The showdown will take place this Ides as the emperor hears petitions from two challengers to the Lex Obama. Two households, that are not themselves cultic shrines, wish to be exempted from the prudent requirement that any household including fifty or more slaves must provide a catamite for the enjoyment of the other slaves. The patres familiae say they are the real victims because they personally disapprove of keeping a boy as a sex slave. The real threat to liberty comes from patres familiae imposing their vile superstitions on thousands of slaves. 

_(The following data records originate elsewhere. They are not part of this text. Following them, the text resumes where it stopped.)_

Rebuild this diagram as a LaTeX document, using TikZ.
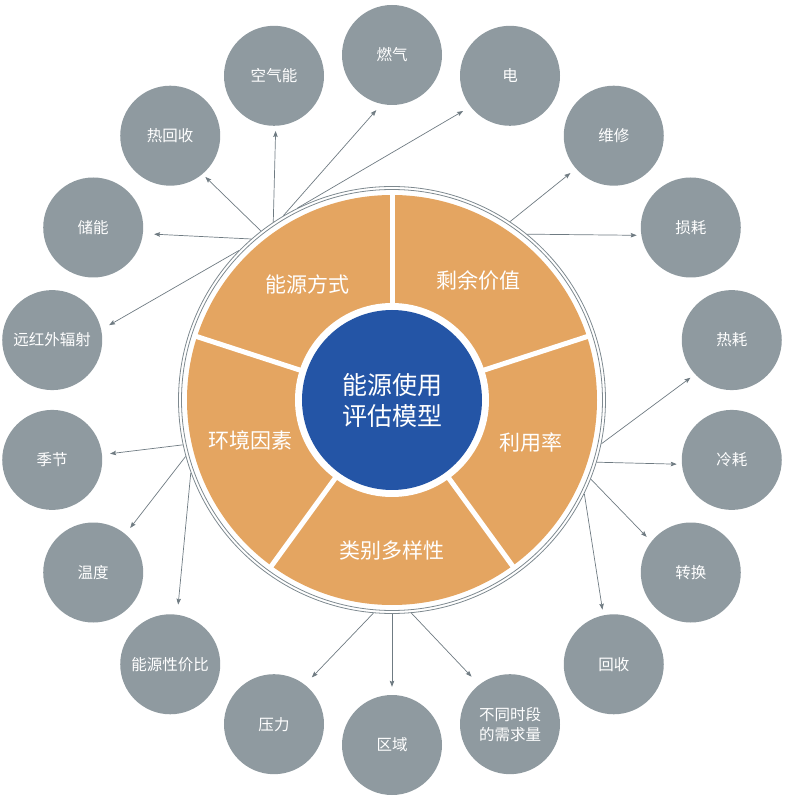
\documentclass[tikz,border=0pt]{standalone}
\usepackage{fontspec}
\setmainfont{Noto Sans CJK SC}
\usetikzlibrary{arrows.meta}
\definecolor{sectororange}{HTML}{E4A561}
\definecolor{coreblue}{HTML}{2455A6}
\definecolor{topicgrey}{HTML}{8F9AA0}
\definecolor{ringgrey}{HTML}{7E898F}
\definecolor{linkgrey}{HTML}{6F7B82}

\begin{document}
\begin{tikzpicture}[
    x=1pt, y=1pt,
    ring/.style={draw=ringgrey,line width=0.8pt},
    core/.style={circle,fill=coreblue,minimum size=180pt,inner sep=0pt,text=white,align=center,font=\fontsize{25}{31}\selectfont},
    sectorlabel/.style={text=white,font=\fontsize{21}{24}\selectfont},
    topic/.style={circle,fill=topicgrey,minimum size=100pt,inner sep=0pt,text=white,align=center,font=\fontsize{15.5}{20}\selectfont},
    link/.style={draw=linkgrey,line width=0.7pt,-{Stealth[length=6pt,width=4.5pt,inset=1pt]}}
  ]
    \useasboundingbox (-392,-402) rectangle (392,400);

    % orange wheel with white gaps
    \fill[sectororange] (0,0) circle (205);
    \foreach \a in {90,18,-54,-126,162}
      \draw[white,line width=5pt] (0,0) -- (\a:207);
    \fill[white] (0,0) circle (97);
    \node[core] (model) at (0,0) {能源使用\\评估模型};
    \draw[ring] (0,0) circle (213.5);
    \draw[ring] (0,0) circle (210.5);

    \node[sectorlabel] (fangshi) at (126:143) {能源方式};
    \node[sectorlabel] (jiazhi) at (54:148) {剩余价值};
    \node[sectorlabel] (liyong) at (-17:145) {利用率};
    \node[sectorlabel] (leibie) at (-90:151) {类别多样性};
    \node[sectorlabel] (huanjing) at (196:147) {环境因素};

    % outer topics
    \foreach \name/\txt [count=\k from 0] in {ranqi/燃气, dian/电, weixiu/维修, sunhao/损耗,
        rehao/热耗, lenghao/冷耗, zhuanhuan/转换, huishou/回收, xuqiu/{不同时段\\的需求量},
        quyu/区域, yali/压力, xingjiabi/能源性价比, wendu/温度, jijie/季节,
        fushe/远红外辐射, chuneng/储能, rehuishou/热回收, kongqi/空气能}
      \node[topic] (\name) at ({90-20*\k}:345) {\txt};

    % arrows from the ring
    \foreach \s/\t/\a/\sh in {120.5/ranqi/258/8, 116.2/dian/218/8.5, 56.5/weixiu/221/7,
        50.8/sunhao/189/4.5, -11.8/rehao/223/5.7, -16.9/lenghao/185/5,
        -21.7/zhuanhuan/142/6.5, -26/huishou/102/5.6, -84.8/xuqiu/128/11,
        -90/quyu/90/8, -95/yali/52/10, -160.1/xingjiabi/82.5/10,
        -164.7/wendu/50/7.7, -167.9/jijie/6/8, 135.7/fushe/12/9,
        131.2/chuneng/-7/11, 127.8/rehuishou/-50/4, 123.7/kongqi/-88/5} {
      \coordinate (from\t) at (\s:214);
      \draw[link,shorten >=\sh pt] (from\t) -- (\t.\a);
    }
  \end{tikzpicture}
\end{document}
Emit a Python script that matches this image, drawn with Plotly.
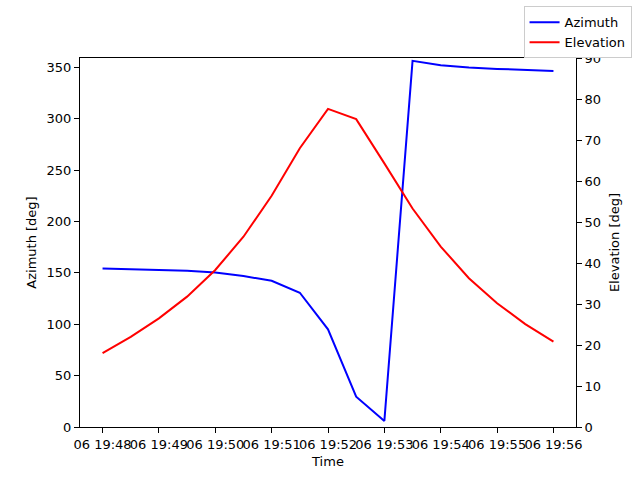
import pandas as pd
import plotly.graph_objects as go

# samples every 30 s
times = pd.date_range("2024-05-06 19:48:00", "2024-05-06 19:56:00", freq="30s")
azimuth = [154.3, 153.6, 153.0, 152.0, 150.4, 146.8, 142.3, 130.6, 95.0,
           29.5, 5.8, 356.2, 352.0, 349.7, 348.4, 347.1, 346.4]
elevation = [18.0, 22.0, 26.5, 31.8, 38.3, 46.4, 56.4, 68.0, 77.6,
             75.1, 64.3, 53.3, 44.0, 36.3, 30.2, 25.1, 20.8]

FONT = dict(family="DejaVu Sans", size=13, color="black")

fig = go.Figure()
fig.add_trace(go.Scatter(x=times, y=azimuth, mode="lines", name="Azimuth",
                         line=dict(color="blue", width=2)))
fig.add_trace(go.Scatter(x=times, y=elevation, mode="lines", name="Elevation",
                         line=dict(color="red", width=2), yaxis="y2"))

axis_common = dict(showline=True, linecolor="black", linewidth=1, ticks="outside",
                   ticklen=5, tickcolor="black", showgrid=False, zeroline=False,
                   tickfont=FONT, title_font=FONT, automargin=False)

fig.update_layout(
    width=640, height=480,
    margin=dict(l=80, r=64, t=58, b=53, autoexpand=False),
    paper_bgcolor="white",
    plot_bgcolor="white",
    font=FONT,
    xaxis=dict(
        **axis_common,
        mirror=True,
        title=dict(text="Time", standoff=6),
        type="date",
        range=[pd.Timestamp("2024-05-06 19:47:36"), pd.Timestamp("2024-05-06 19:56:24")],
        tickmode="linear",
        tick0="2024-05-06 19:48:00",
        dtick=60000,
        tickformat="%d %H:%M",
        tickangle=0,
    ),
    yaxis=dict(
        **axis_common,
        title=dict(text="Azimuth [deg]", standoff=7),
        range=[0, 359],
        tickmode="linear", tick0=0, dtick=50,
    ),
    yaxis2=dict(
        **axis_common,
        title=dict(text="Elevation [deg]", standoff=9),
        overlaying="y",
        side="right",
        range=[0, 90],
        tickmode="linear", tick0=0, dtick=10,
    ),
    legend=dict(
        x=1.112, y=1.14, xanchor="right", yanchor="top",
        bordercolor="#cccccc", borderwidth=1, bgcolor="white",
        font=FONT, tracegroupgap=0,
    ),
    showlegend=True,
)

# drop the browser's default page margin so the figure sits at 0,0
fig.write_html("out.html", config={"displayModeBar": False},
               post_script="document.body.style.margin='0';")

Consistent with the custom of our ancestors, the state plainly has a compelling interest in promoting gender equality and reducing the number of infants left exposed on the Via Appia. Accommodations have been granted to cultic shrines that would be ritually debased. Gender equality is undermined every time a female slave is incapacitated with pregnancy and so unable to increase the wealth either of her master or her own peculium. The argument that the mandate cannot be that important because most slaves already masturbate or couple with each other misses the facts that only a beardless youth is more pleasurable than a women and thus promotes gender equality and prevents the exposure of infants. Moreover, these superstitious households claim to oppose exposure, and yet they oppose the measure that would actually reduce infants whom it would be necessary to expose. 

Finally, as Seneca has remarked, patres familiae are not actually required to provide their slaves with a catamite since they have the option of being exposed to the wild beasts in the arena instead.